When does an Ohio court issue one type instead of the other?

The court's decision follows a straightforward logic:

  1. Will exists and names an executor who is willing and able to serve → The court issues letters testamentary to that person.
  2. Will exists but doesn't name an executor → The court issues letters of administration with the will annexed. This is a hybrid situation where a will exists but the court still picks the administrator.
  3. Will exists but the named executor has died, is incapacitated, refuses to serve, or is disqualified → Same as above letters of administration with the will annexed.
  4. No will at all → The court issues letters of administration to the highest-priority willing family member.

Ohio Revised Code Section 2113.01 governs the appointment of executors and administrators. It's the primary statute courts rely on when making these decisions.

Does it matter which type of letters you receive?

Yes, more than most people expect. Here's why:

Authority over distribution. If there's a will, the executor must follow it. That means specific bequests, charitable gifts, and any conditions the deceased person included. An administrator without a will distributes assets according to a fixed legal formula. If your family member had specific wishes but no will, those wishes may not be honored.

Family disagreements. When a will exists, disputes tend to focus on whether the will is valid or whether the executor is doing their job properly. When there's no will, disputes tend to center on who gets what and who gets to be administrator. These fights can get expensive and slow everything down.

Timeline and complexity. Estates handled through letters testamentary often move faster because the will provides clear instructions. Estates handled through letters of administration can take longer because the administrator has to follow intestacy rules, and any family member can challenge how those rules are being applied.

Cost. Administrator bonds, additional court hearings for disputes, and the extra legal work of sorting out intestacy can make letters of administration cases more expensive overall.

What are the most common mistakes people make with these probate documents?

Several errors come up again and again in Ohio probate cases:

  • Assuming you can act without court authorization. Being named in a will doesn't give you any power until the court issues letters testamentary. Showing up at a bank with a copy of the will and a death certificate won't work you need the court-issued letters.
  • Filing in the wrong county. Ohio probate cases must be filed in the county where the deceased person lived. Filing in the wrong county wastes time and money. If you're unsure about specific county procedures, reviewing common mistakes in the application process can help you avoid problems before they start.
  • Not knowing which type of letters to request. Some people file for letters testamentary when they actually need letters of administration, or vice versa. This happens when someone doesn't understand whether the will is valid or what their legal relationship to the deceased requires.
  • Skipping the bond requirement. If you're appointed as administrator and the court requires a bond, failing to get one means you can't receive your letters. Budget for this cost early.
  • Ignoring creditor deadlines. Once letters are issued, Ohio law gives creditors a specific window to file claims.

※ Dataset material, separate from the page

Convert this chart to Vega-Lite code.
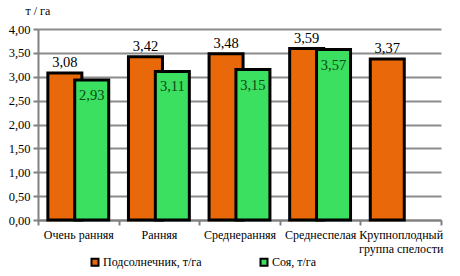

Missing or mishandling these deadlines can create personal liability for the executor or administrator.

Getting familiar with the step-by-step filing process before you start is one of the best ways to avoid these problems.

How do you apply for either type of letters in Ohio?

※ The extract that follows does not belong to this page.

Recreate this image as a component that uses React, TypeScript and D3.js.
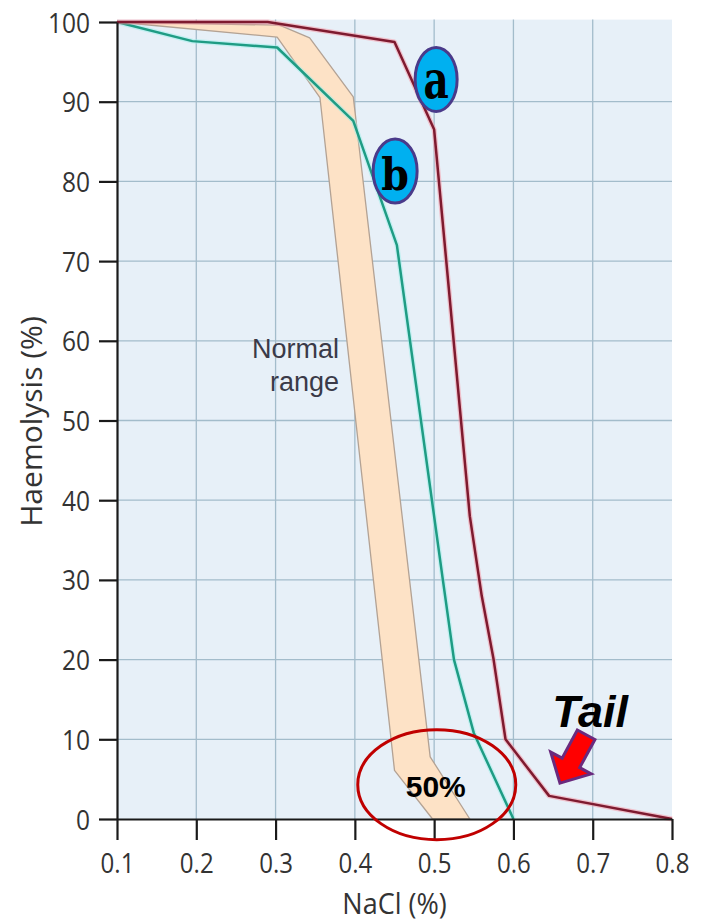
import React, { useEffect, useRef } from 'react';
import * as d3 from 'd3';

// Curve a (red)
const naclA = [0.1, 0.29, 0.45, 0.5, 0.545, 0.56, 0.575, 0.59, 0.645, 0.8];
const haemA = [100, 100, 97.5, 86.5, 38, 28, 20, 10, 2.9, 0];
// Curve b (green)
const naclB = [0.1, 0.195, 0.302, 0.398, 0.453, 0.511, 0.525, 0.55, 0.6];
const haemB = [100, 97.6, 96.8, 87.6, 72, 30, 20, 10.8, 0];
// Normal range band
const bandUpperX = [0.1, 0.305, 0.343, 0.398, 0.495, 0.545];
const bandUpperY = [100, 99.6, 98, 90.6, 7.8, 0];
const bandLowerX = [0.1, 0.302, 0.356, 0.45, 0.498];
const bandLowerY = [100, 98.1, 90.5, 6.1, 0];

const xTicks = [0.1, 0.2, 0.3, 0.4, 0.5, 0.6, 0.7, 0.8];
const yTicks = [0, 10, 20, 30, 40, 50, 60, 70, 80, 90, 100];
const xGrid = [0.2, 0.3, 0.4, 0.5, 0.6, 0.7];
const yGrid = [10, 20, 30, 40, 50, 60, 70, 80, 90];

const W = 707;
const H = 923;

export default function App() {
  const xRef = useRef<SVGGElement>(null);
  const yRef = useRef<SVGGElement>(null);

  const x = d3.scaleLinear().domain([0.1, 0.8]).range([117, 672]);
  const y = d3.scaleLinear().domain([0, 100]).range([819, 22]);

  useEffect(() => {
    const gx = d3.select(xRef.current!);
    gx.selectAll('*').remove();
    gx.call(
      d3.axisBottom(x).tickValues(xTicks).tickSize(21).tickSizeOuter(0).tickFormat(d3.format('.1f'))
    );
    gx.select('.domain').attr('stroke', '#1a1a1a').attr('stroke-width', 2.2);
    gx.selectAll('.tick line').attr('stroke', '#1a1a1a').attr('stroke-width', 2.2);
    gx.selectAll('.tick text')
      .attr('y', null)
      .attr('dy', null)
      .attr('transform', 'translate(0,54) scale(0.86,1)')
      .attr('fill', '#333')
      .style('font-family', '"Open Sans", sans-serif')
      .style('font-size', '28px');

    const gy = d3.select(yRef.current!);
    gy.selectAll('*').remove();
    gy.call(d3.axisLeft(y).tickValues(yTicks).tickSize(18).tickSizeOuter(0));
    gy.select('.domain').attr('stroke', '#1a1a1a').attr('stroke-width', 2.2);
    gy.selectAll('.tick line').attr('stroke', '#1a1a1a').attr('stroke-width', 2.2);
    gy.selectAll('.tick text')
      .attr('x', null)
      .attr('dy', '0.36em')
      .attr('transform', 'translate(-27,0) scale(0.875,1)')
      .attr('fill', '#333')
      .style('font-family', '"Open Sans", sans-serif')
      .style('font-size', '28px');
  }, []);

  const lineA = d3.line<number>().x((d, i) => x(naclA[i])).y((d) => y(d))(haemA) || '';
  const lineB = d3.line<number>().x((d, i) => x(naclB[i])).y((d) => y(d))(haemB) || '';
  const bandPts: [number, number][] = [
    ...bandUpperX.map((v, i) => [x(v), y(bandUpperY[i])] as [number, number]),
    ...bandLowerX.map((v, i) => [x(v), y(bandLowerY[i])] as [number, number]).reverse(),
  ];
  const bandPath = d3.line()(bandPts) + 'Z';

  // annotation anchors in data units
  const aC = [0.5025, 92.8];
  const bC = [0.4508, 81.3];
  const circC = [0.5033, 4.3];
  const arrowTip = [0.6587, 4.5];
  const tailPos = [0.649, 11.5];

  return (
    <svg width={W} height={H} style={{ position: 'absolute', left: 0, top: 0, background: '#fff' }}>
      <rect
        x={x(0.1)}
        y={y(100.3)}
        width={x(0.8) - x(0.1)}
        height={y(0) - y(100.3)}
        fill="#e7f0f8"
      />
      {xGrid.map((v) => (
        <line key={'gx' + v} x1={x(v)} x2={x(v)} y1={y(100.3)} y2={y(0)} stroke="#a3bccb" strokeWidth={1.3} />
      ))}
      {yGrid.map((v) => (
        <line key={'gy' + v} x1={x(0.1)} x2={x(0.8)} y1={y(v)} y2={y(v)} stroke="#a3bccb" strokeWidth={1.3} />
      ))}
      <path d={bandPath} fill="#fde2c6" stroke="#b3a294" strokeWidth={1.3} strokeLinejoin="round" />
      <path d={lineB} fill="none" stroke="#9ef0ec" strokeWidth={5} strokeOpacity={0.5} strokeLinejoin="round" />
      <path d={lineB} fill="none" stroke="#1f9c84" strokeWidth={2.5} strokeLinejoin="round" />
      <path d={lineA} fill="none" stroke="#f59aa8" strokeWidth={5} strokeOpacity={0.55} strokeLinejoin="round" />
      <path d={lineA} fill="none" stroke="#7e1a2f" strokeWidth={2.5} strokeLinejoin="round" />
      <g ref={xRef} transform={`translate(0,${y(0)})`} />
      <g ref={yRef} transform={`translate(${x(0.1)},0)`} />

      <text
        transform={`translate(394.5,914) scale(0.9,1)`}
        textAnchor="middle"
        fontFamily='"Open Sans", sans-serif'
        fontSize={30}
        fill="#333"
      >
        NaCl (%)
      </text>
      <text
        transform={`translate(42,421.5) rotate(-90)`}
        textAnchor="middle"
        fontFamily='"Open Sans", sans-serif'
        fontSize={30}
        fill="#333"
      >
        Haemolysis (%)
      </text>

      <g fontFamily='"Liberation Sans", Arial, sans-serif' fontSize={27} fill="#3a3a48" textAnchor="end">
        <text x={339} y={358}>Normal</text>
        <text x={339} y={391}>range</text>
      </g>

      <ellipse cx={x(aC[0])} cy={y(aC[1])} rx={21} ry={32} fill="#00b0f0" stroke="#4a3a8a" strokeWidth={3} />
      <text
        transform={`translate(${x(aC[0])},${y(aC[1]) + 19}) scale(0.85,1.12)`}
        textAnchor="middle"
        fontFamily='"DejaVu Serif", serif'
        fontWeight="bold"
        fontSize={46}
        fill="#000"
      >
        a
      </text>
      <ellipse cx={x(bC[0])} cy={y(bC[1])} rx={22} ry={32} fill="#00b0f0" stroke="#4a3a8a" strokeWidth={3} />
      <text
        transform={`translate(${x(bC[0])},${y(bC[1]) + 19}) scale(0.9,1)`}
        textAnchor="middle"
        fontFamily='"DejaVu Serif", serif'
        fontWeight="bold"
        fontSize={44}
        fill="#000"
      >
        b
      </text>

      <ellipse cx={x(circC[0])} cy={y(circC[1])} rx={79} ry={55} fill="none" stroke="#c00000" strokeWidth={3} />
      <text
        x={x(circC[0]) - 1}
        y={797}
        textAnchor="middle"
        fontFamily='"Liberation Sans", Arial, sans-serif'
        fontWeight="bold"
        fontSize={30}
        fill="#000"
      >
        50%
      </text>

      <polygon
        transform={`translate(${x(arrowTip[0])},${y(arrowTip[1])}) rotate(118.4)`}
        points="0,0 -23,-23 -23,-10 -55,-10 -55,10 -23,10 -23,23"
        fill="#ff0000"
        stroke="#6a2a7e"
        strokeWidth={3}
        strokeLinejoin="miter"
      />
      <text
        x={x(tailPos[0])}
        y={y(tailPos[1])}
        fontFamily='"Liberation Sans", Arial, sans-serif'
        fontWeight="bold"
        fontStyle="italic"
        fontSize={45}
        fill="#000"
      >
        Tail
      </text>
    </svg>
  );
}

The process follows the same general path, with some variations:

  1. Obtain the death certificate. You'll need multiple certified copies. Most Ohio probate courts require at least the original plus copies.
  2. Locate the will, if one exists. Check safe deposit boxes, home files, and the deceased person's attorney. If the will was filed with the probate court before death, it's already on record.
  3. Complete the appropriate court forms. Each Ohio county probate court has its own forms. Forms and requirements differ by county, so always check with the specific court where you'll file.
  4. File the application with the probate court. Submit your forms, the death certificate, and the will (if applicable). Pay the filing fee, which varies by county and estate value.
  5. Attend the hearing if required. Some Ohio counties issue letters without a hearing for straightforward cases. Others require a brief court appearance.
  6. Receive your letters. Once the court approves your appointment, it issues letters testamentary or letters of administration. These documents are what you'll use to prove your authority to banks, government agencies, and other parties.

Can you hold both types of letters for the same estate?

No. An estate receives one type or the other, not both. However, a situation can change. For example, if an executor named in the will later becomes unable to serve, the court can revoke the letters testamentary and issue letters of administration with the will annexed to a new person. This doesn't happen often, but it does happen when executors become ill, move out of state, or simply decide they don't want the responsibility.

What if you're not sure whether a will exists?

Start by checking with the deceased person's attorney, if they had one. You can also search the probate court records in the county where they lived. Ohio law requires wills filed with the court to be recorded. If no will surfaces after a reasonable search, the estate will be handled through letters of administration under intestacy laws. If a will shows up later, the court can reopen the matter, but this creates complications and additional costs.

Checklist: What to do before you go to probate court in Ohio

  • Confirm whether a valid will exists. This determines everything what type of letters you need, who applies, and how assets get distributed.
  • Get multiple certified copies of the death certificate. Order at least 10. You'll need them for banks, insurance companies, and government agencies.
  • Identify the correct county. File in the county of the deceased person's legal residence at the time of death.
  • Download or request the correct forms. Contact the specific probate court or check their website. Don't assume forms from one county will work in another.
  • Budget for filing fees and bond costs. Filing fees range from roughly $100 to several hundred dollars depending on the estate. Bond premiums depend on the estate value and the applicant's credit.
  • Gather information about estate assets. Bank accounts, real estate, vehicles, investments, and personal property. The court and eventual creditors will need a clear picture.
  • Consult a probate attorney if the estate is complex. Contested wills, out-of-state property, or significant debts make the process harder to manage alone. An experienced Ohio probate attorney can guide you through what applies to your specific situation.